Sheriff of St. Lucie County, Florida
- In office January 3, 2001 – December 1, 2023
- Preceded by: Robert C. "Bobby" Knowles
- Succeeded by: Keith Pearson

Personal details
- Born: July 8, 1958 (age 68) Hollywood, Florida, US
- Party: Democratic

= Ken Mascara =

Ken J. Mascara (born July 8, 1958) was the Sheriff of St. Lucie County, Florida, United States, and was the elected top official of the St. Lucie County Sheriff's Office, one of the largest law enforcement agencies on the Treasure Coast of Florida. Ken J. Mascara is the nephew of former congressman Frank R. Mascara, a Democratic politician from Pennsylvania who served four terms in the United States House of Representatives from 1995 to 2003. Ken Mascara is also a Democrat. First elected in 2000, Mascara served six terms as sheriff and retired December 1, 2023.

== Biography ==
Ken J. Mascara was born on July 8, 1958, in Hollywood, Florida.
His educational background includes an Associate of Arts/Associate of Science degree at Indian River State College; Doctor of Chiropractic degree at Life University. He is a graduate of the Executive Development Seminar at the FBI Academy and a graduate of the National Executive Institute at the FBI Academy.

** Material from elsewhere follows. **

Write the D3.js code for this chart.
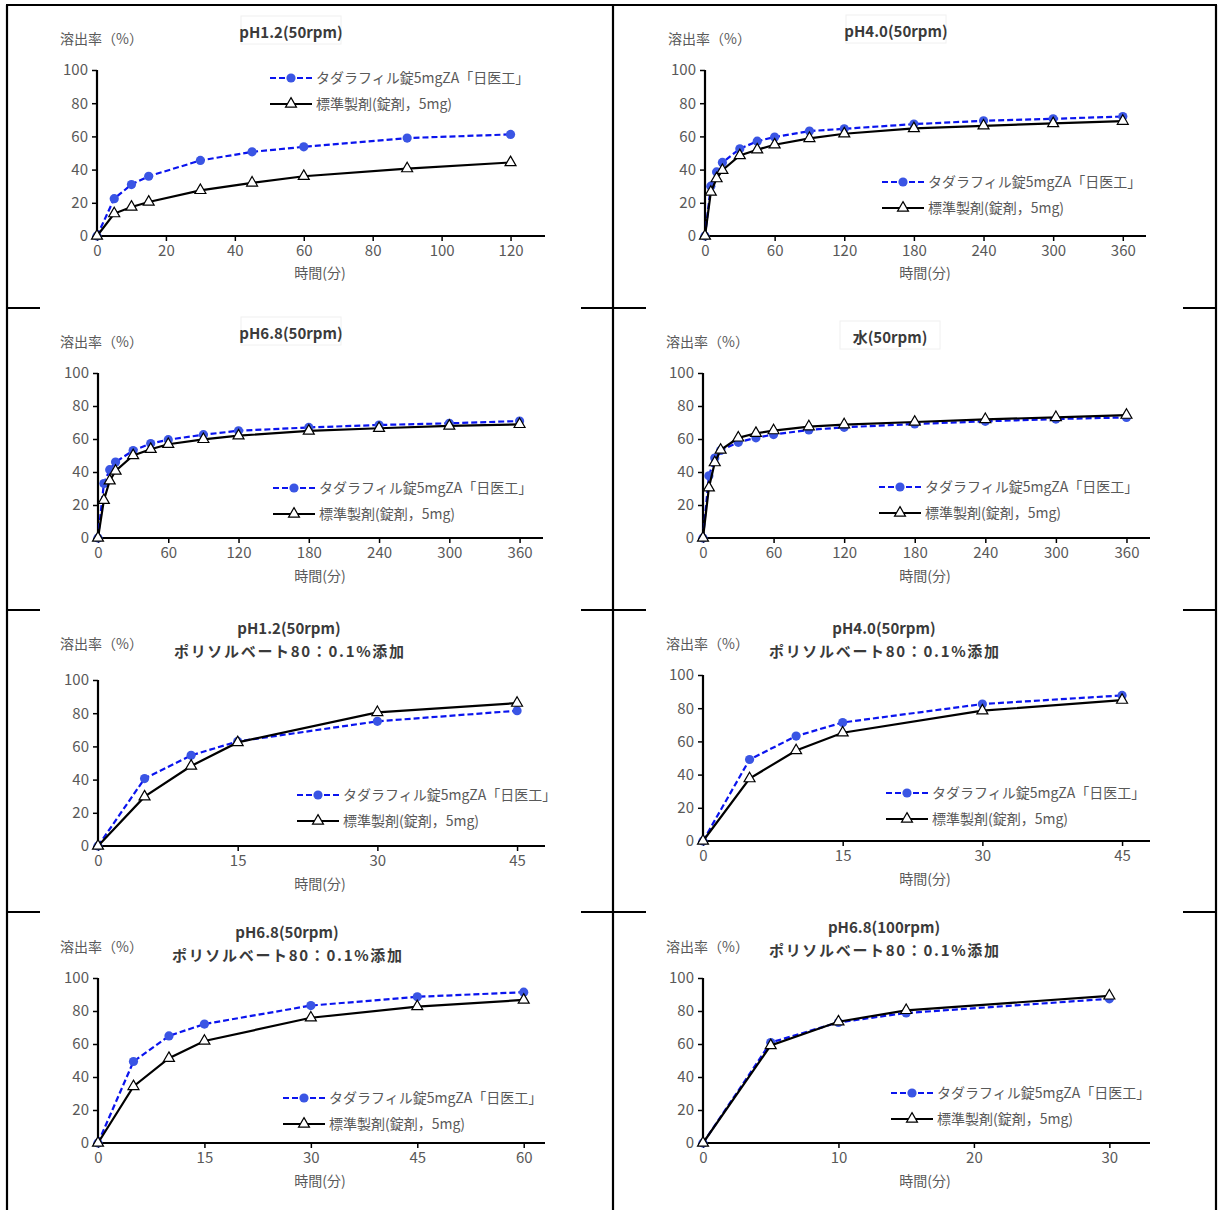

During the 2020 elections, he created, funded, and recruited a ghost campaign for the Republican Primary. He succeeded in being able to choose his General Election opponent, who did not campaign further for the position and resided out of state for months leading up the election. FDLE tasked the State Attorney of the 18th District of Florida to investigate. While making findings of the scheme, the State Attorney chose not to prosecute Mascara and cohorts. In June 2024 the Florida Commission on Ethics found probable cause to investigate this charge further. In a filing Mascara admitted to the scheme and offered to pay a $5,000 fine. The Commission can now vote to accept or reject the settlement at their next scheduled meeting.

== Awards ==
Ken J. Mascara has received a number of awards for his service to his community and profession. He was the 1988 Citizen of the Year. He was the Law Enforcement Officer of the Year in 2002 and 2004, and received the 2002 Distinguished Citizen Award, Boy Scouts of America Gulf Stream Council.